## SUPPLIED INFORMATION
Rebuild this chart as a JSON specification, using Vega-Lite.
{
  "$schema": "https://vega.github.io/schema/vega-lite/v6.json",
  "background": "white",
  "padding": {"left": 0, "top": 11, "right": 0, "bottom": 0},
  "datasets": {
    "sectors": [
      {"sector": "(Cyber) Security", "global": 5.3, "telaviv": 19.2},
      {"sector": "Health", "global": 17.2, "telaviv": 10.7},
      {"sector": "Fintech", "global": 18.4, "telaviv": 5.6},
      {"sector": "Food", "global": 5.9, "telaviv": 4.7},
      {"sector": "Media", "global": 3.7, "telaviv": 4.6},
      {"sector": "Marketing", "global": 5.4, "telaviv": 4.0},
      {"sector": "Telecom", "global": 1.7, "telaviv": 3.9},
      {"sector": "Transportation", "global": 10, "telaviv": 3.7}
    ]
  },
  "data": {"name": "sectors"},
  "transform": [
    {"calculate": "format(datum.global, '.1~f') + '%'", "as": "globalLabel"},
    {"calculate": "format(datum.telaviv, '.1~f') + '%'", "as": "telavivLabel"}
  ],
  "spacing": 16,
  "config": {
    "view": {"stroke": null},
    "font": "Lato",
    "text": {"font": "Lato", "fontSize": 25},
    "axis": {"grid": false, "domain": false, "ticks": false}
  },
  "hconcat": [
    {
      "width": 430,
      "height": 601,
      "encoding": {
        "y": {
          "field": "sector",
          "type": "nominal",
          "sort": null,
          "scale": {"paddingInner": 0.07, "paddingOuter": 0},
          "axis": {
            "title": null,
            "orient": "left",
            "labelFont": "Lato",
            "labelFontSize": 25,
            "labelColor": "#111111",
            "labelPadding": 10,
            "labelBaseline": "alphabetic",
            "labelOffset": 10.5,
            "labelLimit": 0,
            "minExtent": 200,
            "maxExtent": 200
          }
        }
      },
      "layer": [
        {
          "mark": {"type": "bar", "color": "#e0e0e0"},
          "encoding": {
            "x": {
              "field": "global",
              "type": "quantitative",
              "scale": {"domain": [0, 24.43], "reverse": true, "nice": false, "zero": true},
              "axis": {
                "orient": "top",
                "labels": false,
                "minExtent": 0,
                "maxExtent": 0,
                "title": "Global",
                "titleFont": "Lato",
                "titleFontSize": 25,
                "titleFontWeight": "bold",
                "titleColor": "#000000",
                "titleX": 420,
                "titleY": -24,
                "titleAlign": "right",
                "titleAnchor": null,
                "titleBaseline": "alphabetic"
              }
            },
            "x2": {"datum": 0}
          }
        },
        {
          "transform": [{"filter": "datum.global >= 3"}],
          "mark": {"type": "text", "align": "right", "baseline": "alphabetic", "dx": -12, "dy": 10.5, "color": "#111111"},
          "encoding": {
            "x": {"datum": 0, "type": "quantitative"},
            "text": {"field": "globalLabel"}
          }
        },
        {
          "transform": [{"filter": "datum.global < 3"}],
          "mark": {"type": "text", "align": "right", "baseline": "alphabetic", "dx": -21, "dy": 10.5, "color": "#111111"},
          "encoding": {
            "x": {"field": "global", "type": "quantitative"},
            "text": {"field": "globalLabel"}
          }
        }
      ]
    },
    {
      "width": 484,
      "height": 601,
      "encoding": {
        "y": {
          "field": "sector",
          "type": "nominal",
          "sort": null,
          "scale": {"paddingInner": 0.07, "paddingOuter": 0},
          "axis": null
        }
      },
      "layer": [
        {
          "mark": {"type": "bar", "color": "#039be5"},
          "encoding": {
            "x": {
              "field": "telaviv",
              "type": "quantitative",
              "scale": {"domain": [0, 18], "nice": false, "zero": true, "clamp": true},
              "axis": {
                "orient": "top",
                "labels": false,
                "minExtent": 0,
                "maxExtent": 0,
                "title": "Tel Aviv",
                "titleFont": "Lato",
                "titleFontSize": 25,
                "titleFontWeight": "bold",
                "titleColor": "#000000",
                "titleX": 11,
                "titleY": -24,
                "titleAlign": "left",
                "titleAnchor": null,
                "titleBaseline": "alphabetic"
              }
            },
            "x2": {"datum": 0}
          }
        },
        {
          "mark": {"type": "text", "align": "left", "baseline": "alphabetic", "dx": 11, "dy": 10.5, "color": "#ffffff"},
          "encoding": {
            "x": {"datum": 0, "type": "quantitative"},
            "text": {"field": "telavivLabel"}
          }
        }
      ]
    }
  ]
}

## PROBLEM REQUIREMENTS
From the listing above, reproduce all the lines exactly.

## TASK RESPONSE
Rebuild this chart as a JSON specification, using Vega-Lite.
{
  "$schema": "https://vega.github.io/schema/vega-lite/v6.json",
  "background": "white",
  "padding": {"left": 0, "top": 11, "right": 0, "bottom": 0},
  "datasets": {
    "sectors": [
      {"sector": "(Cyber) Security", "global": 5.3, "telaviv": 19.2},
      {"sector": "Health", "global": 17.2, "telaviv": 10.7},
      {"sector": "Fintech", "global": 18.4, "telaviv": 5.6},
      {"sector": "Food", "global": 5.9, "telaviv": 4.7},
      {"sector": "Media", "global": 3.7, "telaviv": 4.6},
      {"sector": "Marketing", "global": 5.4, "telaviv": 4.0},
      {"sector": "Telecom", "global": 1.7, "telaviv": 3.9},
      {"sector": "Transportation", "global": 10, "telaviv": 3.7}
    ]
  },
  "data": {"name": "sectors"},
  "transform": [
    {"calculate": "format(datum.global, '.1~f') + '%'", "as": "globalLabel"},
    {"calculate": "format(datum.telaviv, '.1~f') + '%'", "as": "telavivLabel"}
  ],
  "spacing": 16,
  "config": {
    "view": {"stroke": null},
    "font": "Lato",
    "text": {"font": "Lato", "fontSize": 25},
    "axis": {"grid": false, "domain": false, "ticks": false}
  },
  "hconcat": [
    {
      "width": 430,
      "height": 601,
      "encoding": {
        "y": {
          "field": "sector",
          "type": "nominal",
          "sort": null,
          "scale": {"paddingInner": 0.07, "paddingOuter": 0},
          "axis": {
            "title": null,
            "orient": "left",
            "labelFont": "Lato",
            "labelFontSize": 25,
            "labelColor": "#111111",
            "labelPadding": 10,
            "labelBaseline": "alphabetic",
            "labelOffset": 10.5,
            "labelLimit": 0,
            "minExtent": 200,
            "maxExtent": 200
          }
        }
      },
      "layer": [
        {
          "mark": {"type": "bar", "color": "#e0e0e0"},
          "encoding": {
            "x": {
              "field": "global",
              "type": "quantitative",
              "scale": {"domain": [0, 24.43], "reverse": true, "nice": false, "zero": true},
              "axis": {
                "orient": "top",
                "labels": false,
                "minExtent": 0,
                "maxExtent": 0,
                "title": "Global",
                "titleFont": "Lato",
                "titleFontSize": 25,
                "titleFontWeight": "bold",
                "titleColor": "#000000",
                "titleX": 420,
                "titleY": -24,
                "titleAlign": "right",
                "titleAnchor": null,
                "titleBaseline": "alphabetic"
              }
            },
            "x2": {"datum": 0}
          }
        },
        {
          "transform": [{"filter": "datum.global >= 3"}],
          "mark": {"type": "text", "align": "right", "baseline": "alphabetic", "dx": -12, "dy": 10.5, "color": "#111111"},
          "encoding": {
            "x": {"datum": 0, "type": "quantitative"},
            "text": {"field": "globalLabel"}
          }
        },
        {
          "transform": [{"filter": "datum.global < 3"}],
          "mark": {"type": "text", "align": "right", "baseline": "alphabetic", "dx": -21, "dy": 10.5, "color": "#111111"},
          "encoding": {
            "x": {"field": "global", "type": "quantitative"},
            "text": {"field": "globalLabel"}
          }
        }
      ]
    },
    {
      "width": 484,
      "height": 601,
      "encoding": {
        "y": {
          "field": "sector",
          "type": "nominal",
          "sort": null,
          "scale": {"paddingInner": 0.07, "paddingOuter": 0},
          "axis": null
        }
      },
      "layer": [
        {
          "mark": {"type": "bar", "color": "#039be5"},
          "encoding": {
            "x": {
              "field": "telaviv",
              "type": "quantitative",
              "scale": {"domain": [0, 18], "nice": false, "zero": true, "clamp": true},
              "axis": {
                "orient": "top",
                "labels": false,
                "minExtent": 0,
                "maxExtent": 0,
                "title": "Tel Aviv",
                "titleFont": "Lato",
                "titleFontSize": 25,
                "titleFontWeight": "bold",
                "titleColor": "#000000",
                "titleX": 11,
                "titleY": -24,
                "titleAlign": "left",
                "titleAnchor": null,
                "titleBaseline": "alphabetic"
              }
            },
            "x2": {"datum": 0}
          }
        },
        {
          "mark": {"type": "text", "align": "left", "baseline": "alphabetic", "dx": 11, "dy": 10.5, "color": "#ffffff"},
          "encoding": {
            "x": {"datum": 0, "type": "quantitative"},
            "text": {"field": "telavivLabel"}
          }
        }
      ]
    }
  ]
}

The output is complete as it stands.